-- start of Input material --

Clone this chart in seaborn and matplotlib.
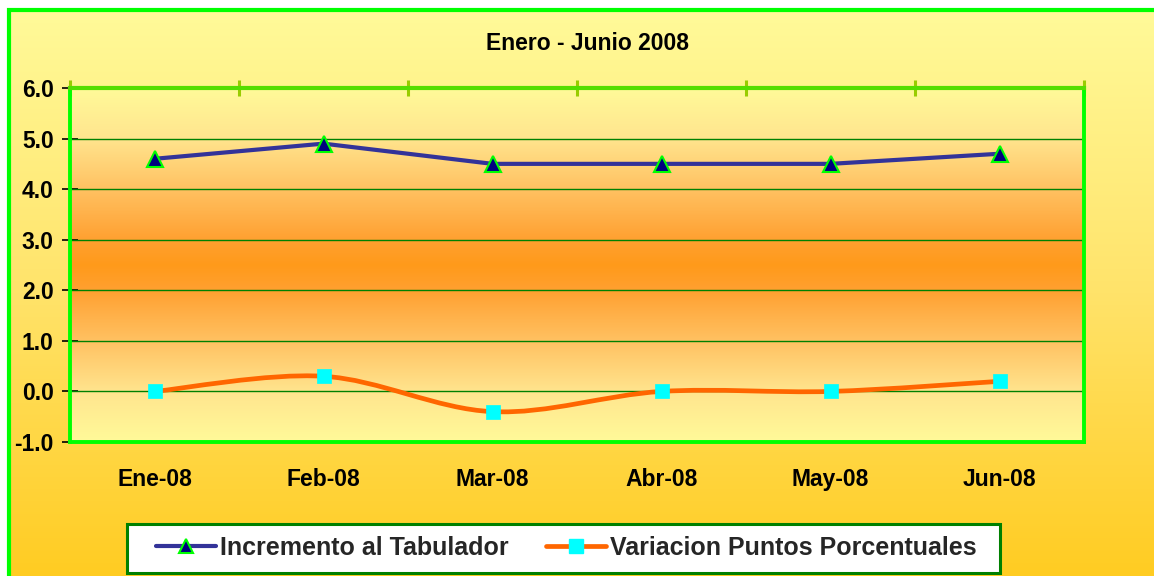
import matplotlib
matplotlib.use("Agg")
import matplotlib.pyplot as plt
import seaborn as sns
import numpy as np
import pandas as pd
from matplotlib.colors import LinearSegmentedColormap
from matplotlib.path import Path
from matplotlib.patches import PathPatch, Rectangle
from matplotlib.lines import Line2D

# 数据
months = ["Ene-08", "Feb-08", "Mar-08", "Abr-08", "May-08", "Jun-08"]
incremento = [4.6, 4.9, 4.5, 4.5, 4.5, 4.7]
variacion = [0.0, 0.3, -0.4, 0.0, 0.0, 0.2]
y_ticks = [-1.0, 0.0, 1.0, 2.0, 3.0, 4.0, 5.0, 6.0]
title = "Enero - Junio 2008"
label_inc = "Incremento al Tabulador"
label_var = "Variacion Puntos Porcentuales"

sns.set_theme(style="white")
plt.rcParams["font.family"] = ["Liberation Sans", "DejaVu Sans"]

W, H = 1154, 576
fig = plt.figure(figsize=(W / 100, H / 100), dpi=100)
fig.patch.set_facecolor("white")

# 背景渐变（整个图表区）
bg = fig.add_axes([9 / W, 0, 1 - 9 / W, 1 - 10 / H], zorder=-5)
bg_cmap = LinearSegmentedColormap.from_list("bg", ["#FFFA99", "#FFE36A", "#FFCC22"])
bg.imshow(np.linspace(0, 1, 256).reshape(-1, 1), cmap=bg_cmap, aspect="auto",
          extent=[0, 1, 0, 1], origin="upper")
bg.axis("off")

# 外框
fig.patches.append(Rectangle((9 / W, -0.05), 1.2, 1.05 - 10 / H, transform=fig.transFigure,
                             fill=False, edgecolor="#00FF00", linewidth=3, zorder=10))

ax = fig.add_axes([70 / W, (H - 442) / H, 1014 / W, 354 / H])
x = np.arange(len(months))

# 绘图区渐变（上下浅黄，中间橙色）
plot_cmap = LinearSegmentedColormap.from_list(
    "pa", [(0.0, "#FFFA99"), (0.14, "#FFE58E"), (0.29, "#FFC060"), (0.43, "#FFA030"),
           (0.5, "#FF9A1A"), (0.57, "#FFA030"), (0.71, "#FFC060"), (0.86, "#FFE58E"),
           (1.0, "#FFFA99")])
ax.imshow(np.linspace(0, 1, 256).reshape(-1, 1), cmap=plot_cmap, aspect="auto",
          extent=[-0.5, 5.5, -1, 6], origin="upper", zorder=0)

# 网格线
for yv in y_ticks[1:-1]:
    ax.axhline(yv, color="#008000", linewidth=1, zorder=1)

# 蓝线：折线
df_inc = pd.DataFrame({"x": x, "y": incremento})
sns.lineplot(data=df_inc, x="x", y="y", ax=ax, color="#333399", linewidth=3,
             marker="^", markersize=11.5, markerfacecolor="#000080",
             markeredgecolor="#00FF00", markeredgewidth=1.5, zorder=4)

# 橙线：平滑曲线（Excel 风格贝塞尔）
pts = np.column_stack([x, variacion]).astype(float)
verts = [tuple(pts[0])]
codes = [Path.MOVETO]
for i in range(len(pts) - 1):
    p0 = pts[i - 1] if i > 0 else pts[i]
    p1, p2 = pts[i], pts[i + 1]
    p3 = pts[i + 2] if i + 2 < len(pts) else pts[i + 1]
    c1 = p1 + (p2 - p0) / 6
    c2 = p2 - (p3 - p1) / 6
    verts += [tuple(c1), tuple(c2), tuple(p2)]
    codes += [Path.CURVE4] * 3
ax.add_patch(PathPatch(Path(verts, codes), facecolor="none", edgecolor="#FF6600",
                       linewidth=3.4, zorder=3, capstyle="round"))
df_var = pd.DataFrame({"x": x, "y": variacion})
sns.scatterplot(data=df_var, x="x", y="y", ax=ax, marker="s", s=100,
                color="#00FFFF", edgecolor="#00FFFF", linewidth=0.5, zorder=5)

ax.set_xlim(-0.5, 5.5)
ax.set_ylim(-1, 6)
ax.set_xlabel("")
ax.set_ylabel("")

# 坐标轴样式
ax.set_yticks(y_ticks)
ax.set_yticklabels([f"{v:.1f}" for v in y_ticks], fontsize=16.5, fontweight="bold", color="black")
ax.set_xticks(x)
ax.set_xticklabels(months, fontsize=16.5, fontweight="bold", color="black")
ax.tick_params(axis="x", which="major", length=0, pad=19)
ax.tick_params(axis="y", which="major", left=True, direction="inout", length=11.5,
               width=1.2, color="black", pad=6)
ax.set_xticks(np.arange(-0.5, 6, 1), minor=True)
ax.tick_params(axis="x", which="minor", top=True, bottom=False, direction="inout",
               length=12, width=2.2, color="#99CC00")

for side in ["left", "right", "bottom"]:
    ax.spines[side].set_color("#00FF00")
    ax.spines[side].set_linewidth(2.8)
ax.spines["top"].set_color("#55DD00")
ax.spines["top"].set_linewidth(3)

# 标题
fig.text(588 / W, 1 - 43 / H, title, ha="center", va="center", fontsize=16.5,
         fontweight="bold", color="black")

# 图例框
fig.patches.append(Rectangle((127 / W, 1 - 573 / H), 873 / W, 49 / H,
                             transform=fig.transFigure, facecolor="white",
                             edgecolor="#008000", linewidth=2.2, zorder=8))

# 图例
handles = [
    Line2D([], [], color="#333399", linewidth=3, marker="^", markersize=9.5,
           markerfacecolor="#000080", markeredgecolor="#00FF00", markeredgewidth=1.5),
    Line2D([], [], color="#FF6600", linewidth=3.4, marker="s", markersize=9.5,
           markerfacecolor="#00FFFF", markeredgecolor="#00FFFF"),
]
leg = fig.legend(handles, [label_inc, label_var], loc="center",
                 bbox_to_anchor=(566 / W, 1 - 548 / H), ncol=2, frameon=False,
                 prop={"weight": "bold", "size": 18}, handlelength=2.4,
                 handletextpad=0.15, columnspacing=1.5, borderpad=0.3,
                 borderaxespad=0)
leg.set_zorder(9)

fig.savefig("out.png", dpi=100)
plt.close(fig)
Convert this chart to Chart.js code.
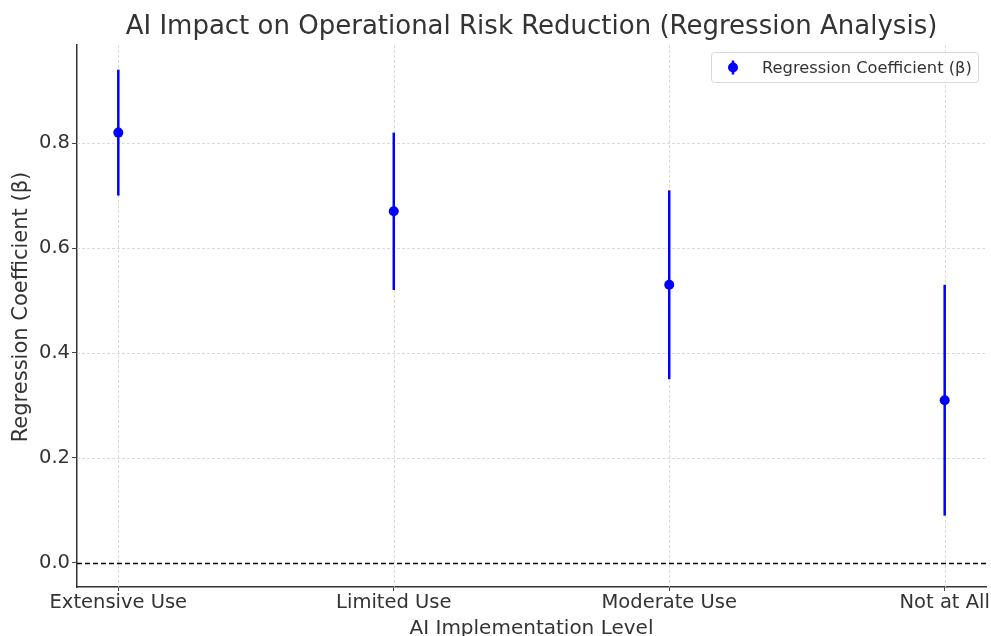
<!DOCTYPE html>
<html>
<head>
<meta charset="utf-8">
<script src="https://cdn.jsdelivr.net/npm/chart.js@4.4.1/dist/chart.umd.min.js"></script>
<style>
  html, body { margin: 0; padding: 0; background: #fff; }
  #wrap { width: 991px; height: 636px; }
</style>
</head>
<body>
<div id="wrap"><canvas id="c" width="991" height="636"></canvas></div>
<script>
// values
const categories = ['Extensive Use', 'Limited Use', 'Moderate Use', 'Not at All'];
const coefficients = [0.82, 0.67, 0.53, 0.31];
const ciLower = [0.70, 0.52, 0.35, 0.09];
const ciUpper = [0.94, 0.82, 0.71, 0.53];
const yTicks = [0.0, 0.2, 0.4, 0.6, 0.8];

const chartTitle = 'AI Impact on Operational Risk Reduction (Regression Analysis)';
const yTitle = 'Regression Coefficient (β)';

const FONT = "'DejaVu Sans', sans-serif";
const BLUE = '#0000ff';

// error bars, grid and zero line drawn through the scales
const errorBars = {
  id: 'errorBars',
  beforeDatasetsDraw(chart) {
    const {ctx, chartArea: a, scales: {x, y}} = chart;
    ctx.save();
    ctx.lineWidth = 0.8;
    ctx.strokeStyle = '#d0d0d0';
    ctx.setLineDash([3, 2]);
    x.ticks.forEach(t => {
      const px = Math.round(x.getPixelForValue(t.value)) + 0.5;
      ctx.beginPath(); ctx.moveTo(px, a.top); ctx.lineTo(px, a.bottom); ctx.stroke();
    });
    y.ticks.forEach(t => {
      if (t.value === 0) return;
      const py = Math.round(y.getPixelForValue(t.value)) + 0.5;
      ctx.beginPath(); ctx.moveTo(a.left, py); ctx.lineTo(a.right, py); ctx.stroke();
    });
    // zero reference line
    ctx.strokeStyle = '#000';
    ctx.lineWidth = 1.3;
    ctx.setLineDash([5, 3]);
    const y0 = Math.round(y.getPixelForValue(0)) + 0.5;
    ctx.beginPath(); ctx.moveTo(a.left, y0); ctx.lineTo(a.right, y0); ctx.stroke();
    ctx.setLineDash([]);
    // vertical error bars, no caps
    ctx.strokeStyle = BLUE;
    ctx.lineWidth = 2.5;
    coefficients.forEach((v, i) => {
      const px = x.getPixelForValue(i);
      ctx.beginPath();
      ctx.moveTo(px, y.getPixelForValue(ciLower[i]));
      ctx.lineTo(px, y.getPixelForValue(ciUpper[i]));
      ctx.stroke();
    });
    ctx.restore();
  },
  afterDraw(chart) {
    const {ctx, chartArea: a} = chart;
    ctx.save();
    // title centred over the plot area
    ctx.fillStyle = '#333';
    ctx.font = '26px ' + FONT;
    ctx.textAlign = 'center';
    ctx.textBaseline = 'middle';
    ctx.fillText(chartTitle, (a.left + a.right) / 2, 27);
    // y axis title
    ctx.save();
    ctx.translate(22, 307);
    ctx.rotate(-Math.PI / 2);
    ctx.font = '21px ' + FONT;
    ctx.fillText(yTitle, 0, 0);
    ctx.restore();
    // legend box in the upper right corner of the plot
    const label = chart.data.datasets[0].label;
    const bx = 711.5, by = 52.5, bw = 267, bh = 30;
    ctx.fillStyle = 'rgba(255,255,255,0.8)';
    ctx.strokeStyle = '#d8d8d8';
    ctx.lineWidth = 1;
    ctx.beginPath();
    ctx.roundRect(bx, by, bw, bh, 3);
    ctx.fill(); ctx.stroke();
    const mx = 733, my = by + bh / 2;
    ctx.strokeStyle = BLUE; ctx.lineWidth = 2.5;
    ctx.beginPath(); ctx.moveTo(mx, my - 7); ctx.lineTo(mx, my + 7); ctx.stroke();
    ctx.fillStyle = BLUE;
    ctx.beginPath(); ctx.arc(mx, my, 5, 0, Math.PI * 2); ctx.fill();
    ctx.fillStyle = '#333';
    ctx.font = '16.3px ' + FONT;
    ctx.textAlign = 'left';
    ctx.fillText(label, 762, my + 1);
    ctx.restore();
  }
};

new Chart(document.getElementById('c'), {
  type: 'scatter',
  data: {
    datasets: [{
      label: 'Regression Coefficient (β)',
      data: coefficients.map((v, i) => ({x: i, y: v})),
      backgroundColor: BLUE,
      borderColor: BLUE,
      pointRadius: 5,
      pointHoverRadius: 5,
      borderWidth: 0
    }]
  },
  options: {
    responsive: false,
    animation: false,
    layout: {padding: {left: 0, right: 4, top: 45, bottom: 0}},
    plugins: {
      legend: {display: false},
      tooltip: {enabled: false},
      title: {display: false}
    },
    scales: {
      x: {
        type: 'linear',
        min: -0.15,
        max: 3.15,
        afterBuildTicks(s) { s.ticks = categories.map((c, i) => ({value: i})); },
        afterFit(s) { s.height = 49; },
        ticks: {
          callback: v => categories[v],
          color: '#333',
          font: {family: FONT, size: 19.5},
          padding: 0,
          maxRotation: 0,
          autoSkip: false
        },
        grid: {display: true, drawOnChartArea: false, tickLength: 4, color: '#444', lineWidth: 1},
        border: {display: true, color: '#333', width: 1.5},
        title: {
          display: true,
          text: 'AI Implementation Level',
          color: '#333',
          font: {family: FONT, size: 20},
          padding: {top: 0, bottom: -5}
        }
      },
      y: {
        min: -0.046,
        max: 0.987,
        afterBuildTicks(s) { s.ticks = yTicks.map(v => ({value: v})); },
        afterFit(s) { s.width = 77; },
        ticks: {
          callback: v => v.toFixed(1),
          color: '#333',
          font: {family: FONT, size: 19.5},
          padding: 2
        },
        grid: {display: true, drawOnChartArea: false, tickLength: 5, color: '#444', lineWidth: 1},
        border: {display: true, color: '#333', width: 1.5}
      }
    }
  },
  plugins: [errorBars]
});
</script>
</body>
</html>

-- end of Input material --

Direction: Set the lines above down again, word for word, from the first through the one containing "from matplotlib.lines import Line2D"; pictures excluded.

Solution for this exercise:
Clone this chart in seaborn and matplotlib.
import matplotlib
matplotlib.use("Agg")
import matplotlib.pyplot as plt
import seaborn as sns
import numpy as np
import pandas as pd
from matplotlib.colors import LinearSegmentedColormap
from matplotlib.path import Path
from matplotlib.patches import PathPatch, Rectangle
from matplotlib.lines import Line2D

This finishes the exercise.